“Vive la France” was the title for this weekend’s pair of concerts featuring the Atlanta Symphony Orchestra. The program was made up of two rarely heard works and one staple of the Impressionist repertoire. This concert marked a return visit for guest conductor Jun Märkl, who was last on the ASO podium in November 2017. The 57-year old German-born conductor has impressed audiences here in the past and his return was highly anticipated.  

The Benvenuto Cellini overture is an amalgam of major themes from Berlioz's opera, which is a fictionalized account of the life of the Renaissance Florentine sculptor and goldsmith. The opera itself is rarely performed, and the last Atlanta performance of the overture was in 1989. Yet, as the opening work for a symphonic concert, its fanfare-like introduction surely gains an audience’s attention. Märkl unleashed the brass choir in the first few bars but easily moved onto the lyrical passages, featuring precise and smooth playing by the violins and woodwinds. When the music returns to high energy and grand orchestral color, Märkl again let the brass take flight in a brilliantly controlled ending: a grand performance of an imaginative, colorful, and complex work.

Henri Vieuxtemps' Violin Concerto no. 5 in A minor is a short and technically dazzling concerto of three movements, played without break. Its most recent Atlanta performance was in 1974, which begs the question why it's taken so long to reappear. The soloist in this performance was 35-year old Israeli-born Giora Schmidt. During his lifetime, Vieuxtemps was a highly regarded composer and violinist, although his career was cut short by paralyzing illness. He toured extensively as a soloist, including appearances throughout Russia and the United States. This particular concerto was written as a competition piece for the Brussels Conservatory, and its technical difficulties surely speak to the high quality of the school’s students. Schmidt's violin has a nicely balanced timbre – neither too bright nor too dark – and his technique is formidable. There are two cadenzas, with that in the first movement being quite a technical challenge. Here, Schmidt demonstrated his great mastery of the violin, save a very few bowing and intonation issues. The second cadenza was played nearly perfectly. The next movement, only about three minutes long, is wonderfully Romantic, replete with soaring violin melodies, which were played convincingly. The final movement, only about two minutes in length, again gave Schmidt the opportunity to display his formidable technical skill. Märkl and the ASO provided an impeccable accompaniment; never once was the soloist buried under the sound of the orchestra.  
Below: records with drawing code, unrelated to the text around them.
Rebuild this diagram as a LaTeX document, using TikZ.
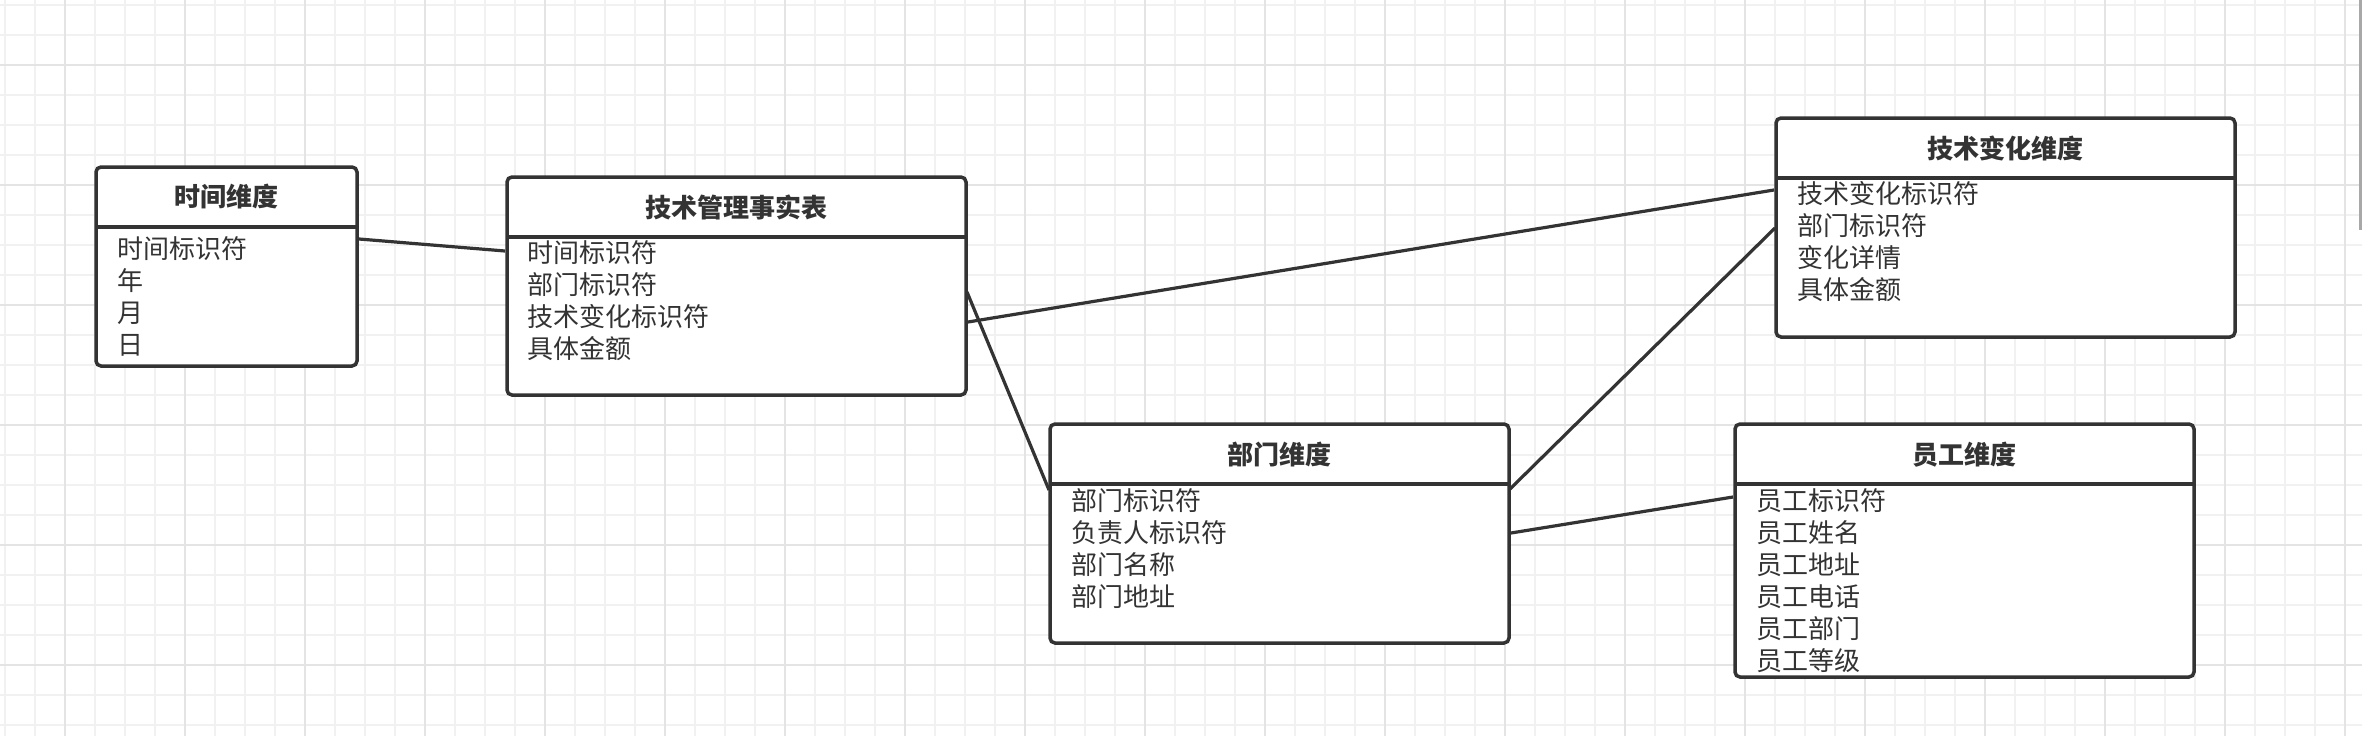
\documentclass[tikz,border=0pt]{standalone}
\usepackage{fontspec}
\newfontfamily\cjk{Noto Sans CJK SC}
\usetikzlibrary{calc}
\definecolor{linec}{HTML}{333333}
\definecolor{gridminor}{HTML}{F1F1F1}
\definecolor{gridmajor}{HTML}{E4E4E4}
\definecolor{scrollc}{HTML}{A8A8A8}
\begin{document}
\begin{tikzpicture}[x=1pt,y=-1pt,
  erbox/.style={draw=linec, line width=3.5pt, rounded corners=5pt, fill=white,
    anchor=north west, inner sep=0pt, outer sep=0pt, minimum width=459pt},
  sepline/.style={draw=linec, line width=4pt},
  conn/.style={draw=linec, line width=3.2pt},
  headtext/.style={font=\cjk\bfseries\fontsize{26pt}{30pt}\selectfont, text=linec, inner sep=0pt},
  rowtext/.style={font=\cjk\fontsize{26pt}{30pt}\selectfont, text=linec, anchor=west, inner sep=0pt},
  minorgrid/.style={draw=gridminor, line width=2pt},
  majorgrid/.style={draw=gridmajor, line width=2pt}]
\useasboundingbox (0,0) rectangle (2362,736);
\fill[white] (0,0) rectangle (2362,736);
% grid
\foreach \i in {0,...,78} \draw[minorgrid] (5+30*\i,0) -- (5+30*\i,736);
\foreach \j in {0,...,24} \draw[minorgrid] (0,5+30*\j) -- (2362,5+30*\j);
\foreach \i in {0,...,19} \draw[majorgrid] (65+120*\i,0) -- (65+120*\i,736);
\foreach \j in {0,...,5} \draw[majorgrid] (0,65+120*\j) -- (2362,65+120*\j);
\fill[scrollc] (2359,0) rectangle (2362,230);

% boxes
\node[erbox, minimum width=261pt, minimum height=199pt] (time) at (96,167) {};
\node[erbox, minimum height=218pt] (fact) at (507,177) {};
\node[erbox, minimum height=219pt] (tech) at (1776,118) {};
\node[erbox, minimum height=219pt] (dept) at (1050,424) {};
\node[erbox, minimum height=253pt] (emp) at (1735,424) {};

% header separators
\foreach \b in {time,fact,tech,dept,emp}
  \draw[sepline] ($(\b.north west)+(0,60)$) -- ($(\b.north east)+(0,60)$);

% headers
\node[headtext] (timeh) at ($(time.north)+(0,30)$) {时间维度};
\node[headtext] (facth) at ($(fact.north)+(0,30)$) {技术管理事实表};
\node[headtext] (techh) at ($(tech.north)+(0,30)$) {技术变化维度};
\node[headtext] (depth) at ($(dept.north)+(0,31)$) {部门维度};
\node[headtext] (emph) at ($(emp.north)+(0,31)$) {员工维度};

% rows: time
\node[rowtext] (t1) at (117,249) {时间标识符};
\node[rowtext] (t2) at (117,281) {年};
\node[rowtext] (t3) at (117,313) {月};
\node[rowtext] (t4) at (117,345) {日};
% rows: fact
\node[rowtext] (f1) at (527,253) {时间标识符};
\node[rowtext] (f2) at (527,285) {部门标识符};
\node[rowtext] (f3) at (527,317) {技术变化标识符};
\node[rowtext] (f4) at (527,349) {具体金额};
% rows: tech
\node[rowtext] (c1) at (1797,194) {技术变化标识符};
\node[rowtext] (c2) at (1797,226) {部门标识符};
\node[rowtext] (c3) at (1797,258) {变化详情};
\node[rowtext] (c4) at (1797,290) {具体金额};
% rows: dept
\node[rowtext] (d1) at (1071,501) {部门标识符};
\node[rowtext] (d2) at (1071,533) {负责人标识符};
\node[rowtext] (d3) at (1071,565) {部门名称};
\node[rowtext] (d4) at (1071,597) {部门地址};
% rows: emp
\node[rowtext] (e1) at (1756,501) {员工标识符};
\node[rowtext] (e2) at (1756,533) {员工姓名};
\node[rowtext] (e3) at (1756,565) {员工地址};
\node[rowtext] (e4) at (1756,597) {员工电话};
\node[rowtext] (e5) at (1756,629) {员工部门};
\node[rowtext] (e6) at (1756,661) {员工等级};

% connectors
\draw[conn] ($(time.north east)+(2,72)$) -- ($(fact.north west)+(-2,74)$);
\draw[conn] ($(fact.north east)+(2,145)$) -- ($(tech.north west)+(-2,72)$);
\draw[conn] ($(fact.north east)+(1,115)$) -- ($(dept.north west)+(-1,66)$);
\draw[conn] ($(dept.north east)+(1,65)$) -- ($(tech.north west)+(-1,110)$);
\draw[conn] ($(dept.north east)+(2,109)$) -- ($(emp.north west)+(-2,73)$);
\end{tikzpicture}
\end{document}
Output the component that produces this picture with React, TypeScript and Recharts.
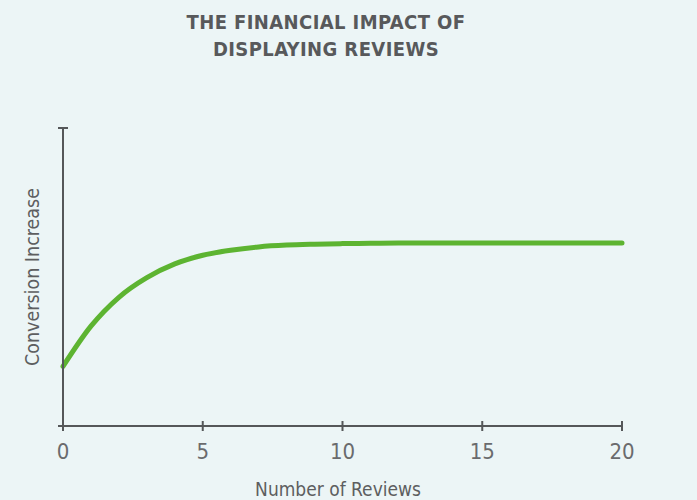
import React from 'react';
import { LineChart, Line, XAxis, YAxis } from 'recharts';

// values (y on a 0–100 scale)
const reviews = [0, 1, 2, 3, 4, 5, 6, 7, 8, 9, 10, 11, 12, 13, 14, 15, 16, 17, 18, 19, 20];
const conversion = [20, 33.5, 43.2, 49.8, 54.4, 57.3, 59, 60.1, 60.7, 61, 61.2, 61.3, 61.4, 61.4, 61.4, 61.4, 61.4, 61.4, 61.4, 61.4, 61.4];
const xTicks = [0, 5, 10, 15, 20];
const yTicks = [0, 100];

const data = reviews.map((r, i) => ({ reviews: r, conversion: conversion[i] }));

const AXIS = '#555759';
const NARROW = '"Liberation Sans Narrow", "DejaVu Sans Condensed", sans-serif';

function XTick(props: any) {
  const { x, y, payload } = props;
  return (
    <g>
      <line x1={x} x2={x} y1={y - 5} y2={y + 5} stroke={AXIS} strokeWidth={2} />
      <text x={x} y={y + 33} textAnchor="middle" fill="#6a6b6d" fontSize={22} fontFamily={NARROW}>
        {payload.value}
      </text>
    </g>
  );
}

function YTick(props: any) {
  const { x, y } = props;
  return <line x1={x - 5} x2={x + 5} y1={y} y2={y} stroke={AXIS} strokeWidth={2} />;
}

export default function App() {
  return (
    <div style={{ position: 'absolute', left: 0, top: 0, width: 697, height: 500, background: '#ecf5f6', overflow: 'hidden' }}>
      <div
        style={{
          position: 'absolute', left: 0, top: 9, width: 652, textAlign: 'center',
          fontFamily: NARROW, fontWeight: 700, fontSize: 20, lineHeight: '27px',
          letterSpacing: 0.4, color: '#58595b',
        }}
      >
        THE FINANCIAL IMPACT OF<br />DISPLAYING REVIEWS
      </div>
      <LineChart width={697} height={500} data={data} margin={{ top: 128, right: 75, bottom: 44, left: 53 }}>
        <XAxis
          dataKey="reviews"
          type="number"
          domain={[0, 20]}
          ticks={xTicks}
          height={30}
          axisLine={{ stroke: AXIS, strokeWidth: 2 }}
          tickLine={false}
          tickSize={0}
          tickMargin={0}
          tick={<XTick />}
        />
        <YAxis
          type="number"
          domain={[0, 100]}
          ticks={yTicks}
          width={10}
          axisLine={{ stroke: AXIS, strokeWidth: 2 }}
          tickLine={false}
          tickSize={0}
          tickMargin={0}
          tick={<YTick />}
        />
        <Line
          dataKey="conversion"
          type="monotone"
          stroke="#5db431"
          strokeWidth={5}
          strokeLinecap="round"
          dot={false}
          isAnimationActive={false}
        />
      </LineChart>
      <div
        style={{
          position: 'absolute', left: 238, top: 477, width: 200, textAlign: 'center',
          fontFamily: NARROW, fontSize: 19, color: '#5d5e60', lineHeight: '24px',
        }}
      >
        Number of Reviews
      </div>
      <div
        style={{
          position: 'absolute', left: 33 - 100, top: 277 - 12, width: 200, textAlign: 'center',
          fontFamily: NARROW, fontSize: 19.5, color: '#5d5e60', lineHeight: '24px',
          transform: 'rotate(-90deg)',
        }}
      >
        Conversion Increase
      </div>
    </div>
  );
}
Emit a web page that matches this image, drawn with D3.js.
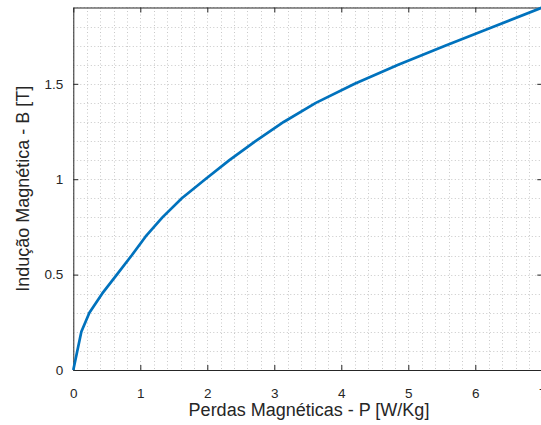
<!DOCTYPE html>
<html>
<head>
<meta charset="utf-8">
<script src="https://cdn.jsdelivr.net/npm/d3@7"></script>
<style>
  body { margin: 0; background: #fff; }
  text { font-family: "Liberation Sans", Arial, sans-serif; fill: #262626; }
</style>
</head>
<body>
<script>
'use strict';

// curve
const perdas  = [0, 0.12, 0.24, 0.43, 0.65, 0.87, 1.08, 1.33, 1.62, 1.97, 2.33, 2.72, 3.14, 3.62, 4.2, 4.85, 5.55, 6.28, 7.0];
const inducao = [0, 0.2, 0.3, 0.4, 0.5, 0.6, 0.7, 0.8, 0.9, 1.0, 1.1, 1.2, 1.3, 1.4, 1.5, 1.6, 1.7, 1.8, 1.9];

const xTicks = [0, 1, 2, 3, 4, 5, 6, 7];
const yTicks = [0, 0.5, 1, 1.5];
const xLabel = 'Perdas Magnéticas - P [W/Kg]';
const yLabel = 'Indução Magnética - B [T]';

const m = {left: 73.3, right: 542.3, top: 7.5, bottom: 370};

window.onload = function() {
  const svg = d3.select('body').append('svg')
    .attr('width', 541)
    .attr('height', 425);

  const x = d3.scaleLinear().domain([0, 7]).range([m.left, m.right]);
  const y = d3.scaleLinear().domain([0, 1.9]).range([m.bottom, m.top]);

  // minor grid (dotted)
  const xMinor = d3.range(0, 7.001, 0.2);
  const yMinor = d3.range(0, 1.9001, 0.1);
  const grid = svg.append('g')
    .attr('stroke', '#c8c8c8')
    .attr('stroke-width', 1)
    .attr('stroke-dasharray', '1,2.5');
  grid.selectAll('.gx').data(xMinor).enter().append('line')
    .attr('x1', d => Math.round(x(d)) + 0.5).attr('x2', d => Math.round(x(d)) + 0.5)
    .attr('y1', m.top).attr('y2', m.bottom);
  grid.selectAll('.gy').data(yMinor).enter().append('line')
    .attr('y1', d => Math.round(y(d)) + 0.5).attr('y2', d => Math.round(y(d)) + 0.5)
    .attr('x1', m.left).attr('x2', m.right);

  const fmt = d => String(d);

  // axes, ticks pointing inward like matlab
  const xAxis = d3.axisBottom(x).tickValues(xTicks).tickFormat(fmt).tickSizeInner(-5).tickSizeOuter(0).tickPadding(18);
  const yAxis = d3.axisLeft(y).tickValues(yTicks).tickFormat(fmt).tickSizeInner(-5).tickSizeOuter(0).tickPadding(10);

  svg.append('g')
    .attr('transform', 'translate(0,' + m.bottom + ')')
    .call(xAxis);
  svg.append('g')
    .attr('transform', 'translate(' + m.left + ',0)')
    .call(yAxis);
  // top and right, ticks only
  svg.append('g')
    .attr('transform', 'translate(0,' + m.top + ')')
    .call(d3.axisTop(x).tickValues(xTicks).tickSizeInner(-5).tickSizeOuter(0).tickFormat(''));
  svg.append('g')
    .attr('transform', 'translate(' + m.right + ',0)')
    .call(d3.axisRight(y).tickValues(yTicks).tickSizeInner(-5).tickSizeOuter(0).tickFormat(''));

  svg.selectAll('.domain, .tick line').attr('stroke', '#262626');
  svg.selectAll('.tick text')
    .style('font-size', '13.5px')
    .attr('fill', '#262626');

  // curve
  const line = d3.line()
    .x((d, i) => x(perdas[i]))
    .y(d => y(d));
  svg.append('path')
    .datum(inducao)
    .attr('d', line)
    .attr('fill', 'none')
    .attr('stroke', '#0072bd')
    .attr('stroke-width', 2.7)
    .attr('stroke-linejoin', 'round');

  // labels
  svg.append('text')
    .attr('x', 309)
    .attr('y', 416)
    .attr('text-anchor', 'middle')
    .style('font-size', '18px')
    .text(xLabel);

  svg.append('text')
    .attr('transform', 'translate(29,' + (m.top + m.bottom) / 2 + ')rotate(-90)')
    .attr('text-anchor', 'middle')
    .style('font-size', '18px')
    .text(yLabel);
};
</script>
</body>
</html>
Ravel’s 1912 ballet Daphnis et Chloé is his longest work, lasting about 55 minutes, but has a forward momentum that propels the music so that it seems shorter than its actual length. It has only four leitmotifs that appear throughout the work in various guises and orchestrations, spotlighting Ravel’s ability to develop themes to keep them fresh. The music is also full of lush harmonies and colorful instrumentation. Märkl specializes in the music of French Impressionism, and it showed in this highly sophisticated, rich performance. There are many solo passages that the principals played with aplomb. Ravel included a myriad of percussion instruments in his ballet, and the eight percussionists made the sound of their instruments integral to the music, rather than as separate, distinct or apart from the totality of the work.  Märkl transformed the ASO into a proper sounding Impressionist ensemble – transparent, light, yet well controlled. Ravel’s masterpiece received a nuanced, first-rate performance, stunningly strong.